— Start of INFORMATION SHOWN —
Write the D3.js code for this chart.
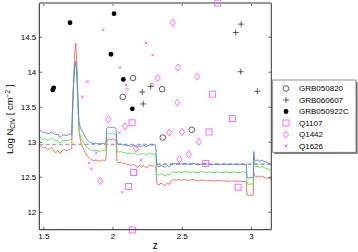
— End of INFORMATION SHOWN —
— Start of INFORMATION SHOWN —
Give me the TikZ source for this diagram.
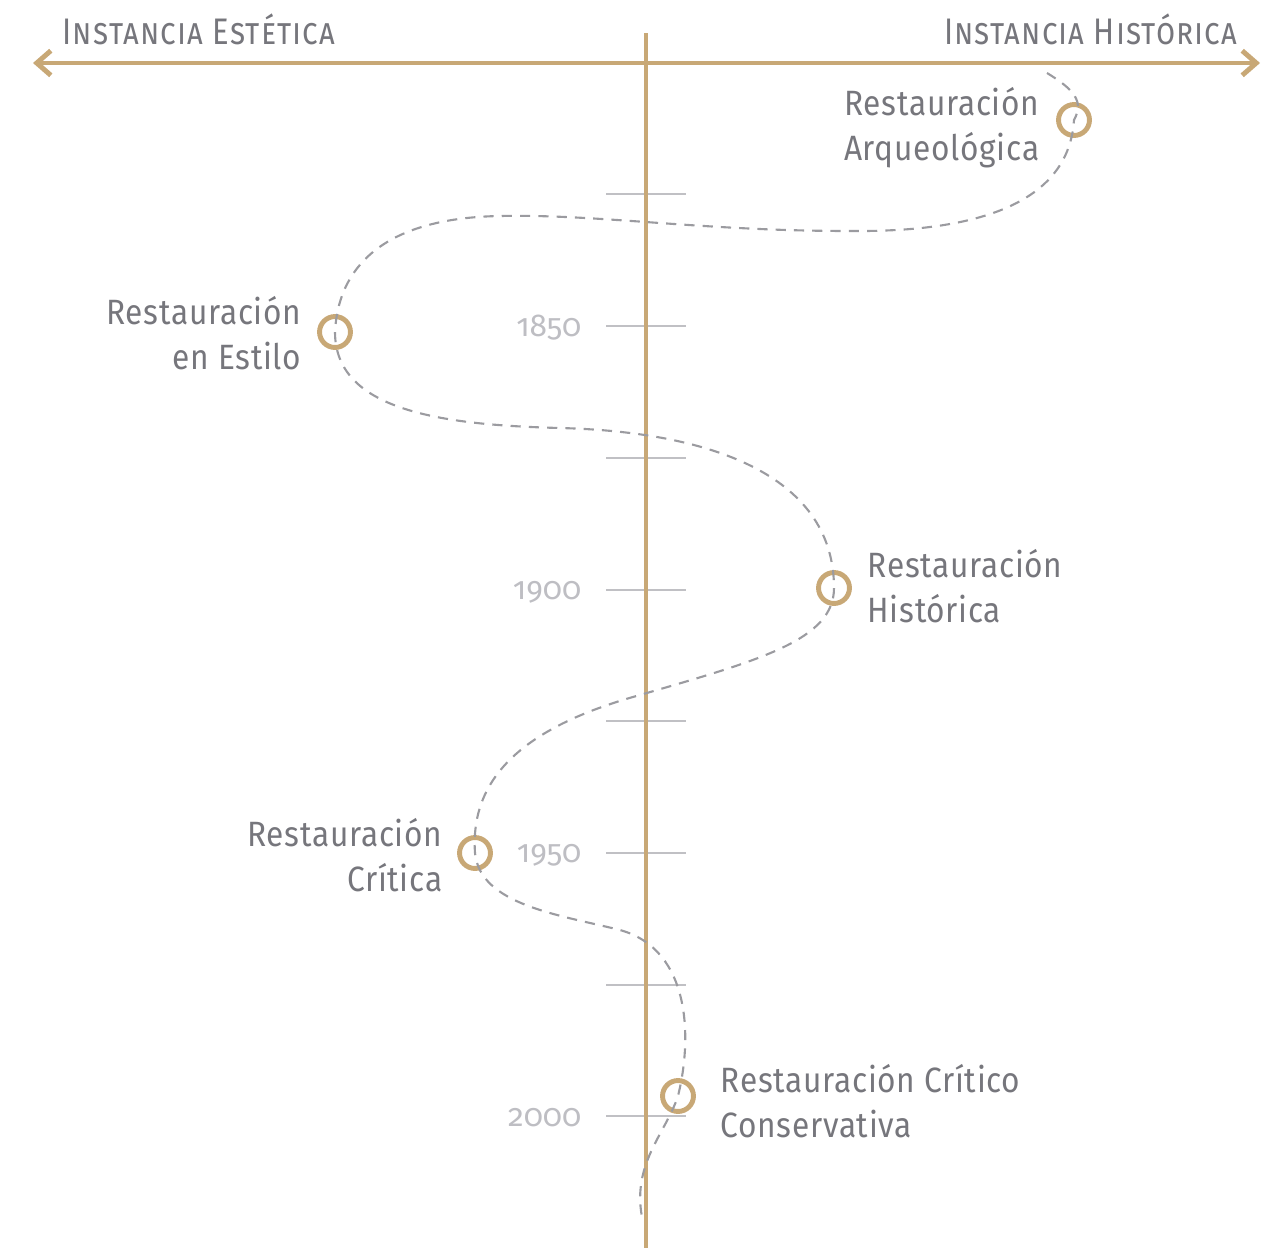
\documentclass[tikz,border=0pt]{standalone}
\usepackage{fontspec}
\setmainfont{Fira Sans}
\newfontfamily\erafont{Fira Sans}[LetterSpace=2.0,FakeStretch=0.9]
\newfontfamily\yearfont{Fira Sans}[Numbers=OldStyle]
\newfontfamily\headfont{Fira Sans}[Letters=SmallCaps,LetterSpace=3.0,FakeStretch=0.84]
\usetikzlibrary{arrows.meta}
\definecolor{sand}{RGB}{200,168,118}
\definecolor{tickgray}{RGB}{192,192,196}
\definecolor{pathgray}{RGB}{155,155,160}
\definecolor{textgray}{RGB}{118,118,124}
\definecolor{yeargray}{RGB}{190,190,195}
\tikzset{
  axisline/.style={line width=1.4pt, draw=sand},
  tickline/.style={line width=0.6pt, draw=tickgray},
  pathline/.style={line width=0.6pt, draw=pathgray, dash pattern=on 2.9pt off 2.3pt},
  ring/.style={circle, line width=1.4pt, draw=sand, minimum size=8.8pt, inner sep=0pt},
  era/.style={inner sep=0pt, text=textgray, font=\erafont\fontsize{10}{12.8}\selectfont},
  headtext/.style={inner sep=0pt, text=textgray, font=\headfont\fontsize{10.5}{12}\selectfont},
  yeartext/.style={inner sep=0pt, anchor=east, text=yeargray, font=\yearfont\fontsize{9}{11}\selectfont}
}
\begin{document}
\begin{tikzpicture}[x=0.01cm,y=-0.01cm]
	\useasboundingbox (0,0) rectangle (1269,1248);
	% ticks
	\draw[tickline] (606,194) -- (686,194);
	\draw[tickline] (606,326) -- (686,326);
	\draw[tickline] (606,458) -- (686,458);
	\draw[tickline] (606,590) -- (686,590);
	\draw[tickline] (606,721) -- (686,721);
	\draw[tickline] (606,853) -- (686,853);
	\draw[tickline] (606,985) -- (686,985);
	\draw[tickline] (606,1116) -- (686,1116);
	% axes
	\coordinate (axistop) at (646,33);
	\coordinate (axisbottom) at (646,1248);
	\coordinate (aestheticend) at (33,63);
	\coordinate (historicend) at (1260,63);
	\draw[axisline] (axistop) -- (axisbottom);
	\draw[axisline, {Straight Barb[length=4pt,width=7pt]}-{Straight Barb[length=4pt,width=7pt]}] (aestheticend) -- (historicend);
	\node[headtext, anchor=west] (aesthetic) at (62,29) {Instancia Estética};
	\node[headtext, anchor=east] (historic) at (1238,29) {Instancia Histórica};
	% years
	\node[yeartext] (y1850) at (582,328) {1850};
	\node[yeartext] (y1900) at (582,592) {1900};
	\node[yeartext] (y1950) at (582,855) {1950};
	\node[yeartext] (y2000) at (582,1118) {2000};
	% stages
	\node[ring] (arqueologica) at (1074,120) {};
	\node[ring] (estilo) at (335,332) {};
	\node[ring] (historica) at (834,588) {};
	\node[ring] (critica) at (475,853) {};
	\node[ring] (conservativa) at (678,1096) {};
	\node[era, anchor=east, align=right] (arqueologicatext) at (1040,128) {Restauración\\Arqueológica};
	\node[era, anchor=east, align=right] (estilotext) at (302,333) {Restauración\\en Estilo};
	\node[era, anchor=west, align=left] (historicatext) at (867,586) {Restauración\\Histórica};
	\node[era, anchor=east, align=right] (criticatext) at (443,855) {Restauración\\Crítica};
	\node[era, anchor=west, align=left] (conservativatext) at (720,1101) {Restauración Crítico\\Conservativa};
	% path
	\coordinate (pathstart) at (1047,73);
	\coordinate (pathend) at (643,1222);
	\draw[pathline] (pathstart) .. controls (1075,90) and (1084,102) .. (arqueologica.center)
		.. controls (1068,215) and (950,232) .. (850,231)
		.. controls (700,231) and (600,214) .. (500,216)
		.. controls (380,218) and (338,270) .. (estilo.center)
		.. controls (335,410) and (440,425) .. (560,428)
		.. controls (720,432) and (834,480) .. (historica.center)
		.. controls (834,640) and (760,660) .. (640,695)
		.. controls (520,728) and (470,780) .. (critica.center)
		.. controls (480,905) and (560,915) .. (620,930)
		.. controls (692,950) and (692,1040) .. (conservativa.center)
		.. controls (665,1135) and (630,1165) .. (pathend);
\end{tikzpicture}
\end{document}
— End of INFORMATION SHOWN —
== PROBLEM STATEMENT ==
All lines of the data above that include the word "this" must be shown.

== THE COMPLETED TASK ==
Write the D3.js code for this chart.
Give me the TikZ source for this diagram.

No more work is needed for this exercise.